Analytic philosophy attempts to clarify specific philosophical problems using epistemology and logic. Incoherence and ambiguity seemed to dominate much philosophical thought, and Russell, along with G. E. Moore, fought for clarity and precision in language. Russell employed logic--which worked so well in its application to mathematics--to philosophy, greatly influencing the history ofthe subject as well as epistemology, metaphysics, and political theory.

Russell divorced his first wife, Alys Smith, in 1921 and married Dora Black, with whom he had a son and daughter, Conrad and Katherine. He supported his family throughout the decade mainly by writing on topics as diverse as physics and education in terms that the general reader could understand. Along with his wife, Russell founded an experimental institution called the Beacon Hill School in 1927.

Concern for general social issues dominated much of Russell's public life. In the early 1900s, he advocated suffrage for women. During World War I, he was thrown in jail for penning a pacifist pamphlet. Before the Second World War, he favored a policy of appeasement, but, by 1941, he recognized the necessity of Adolf Hitler's defeat in order to preserve democracy. Throughout the 1950s and 1960s, Russell protested the Korean and Vietnam conflicts as as well as the development of nuclear arms.
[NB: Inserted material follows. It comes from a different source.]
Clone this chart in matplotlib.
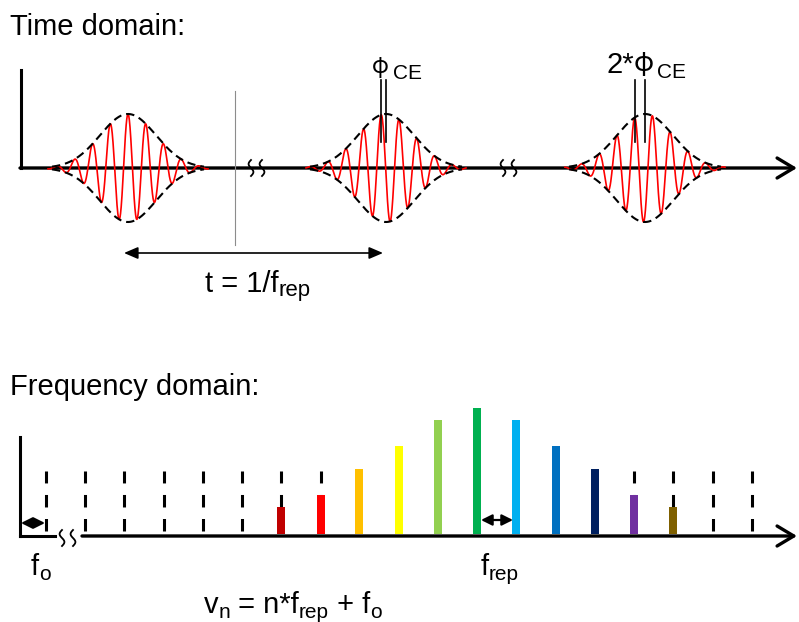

Russell's strong beliefs on social matters sometimes clashed with his academic life. In 1916 he was dismissed from his post at Trinity College, Cambridge University, after being jailed for writing a pacifist pamphlet. In Why I Am Not a Christian (1927), Russell described religion's detrimental effects and later argued for agnosticism in A Free Man's Worship (1903). Public outcry forced a court to revoke his contract with the City College of New York, deeming him morally unqualified to teach in 1940. Ironically, much of Russell's moral outlook was, in fact, based on his paternal grandmother's Christian influence--she admonished him to embrace Exodus 23:2, "Thou shalt not follow a multitude to do evil," which Russell admitted shaped him throughout his life. Still, Russell remained an agnostic--like his father--who leaned toward atheism.

In 1949 Russell was awarded the Order of Merit and the Nobel Prize in Literature the next year. Russell died on February 2, 1970, of influenza at the age of ninety-seven.

His many works include Principles of Mathematics (1903); Principles of Social Reconstruction (1916); Roads to Freedom Socialism, Anarchism and Syndicalism (1918); The Problem of China (1922); Power: A New Social Introduction to Its Study (1938); Authority and the Individual (1949); and Unpopular Essays (1950).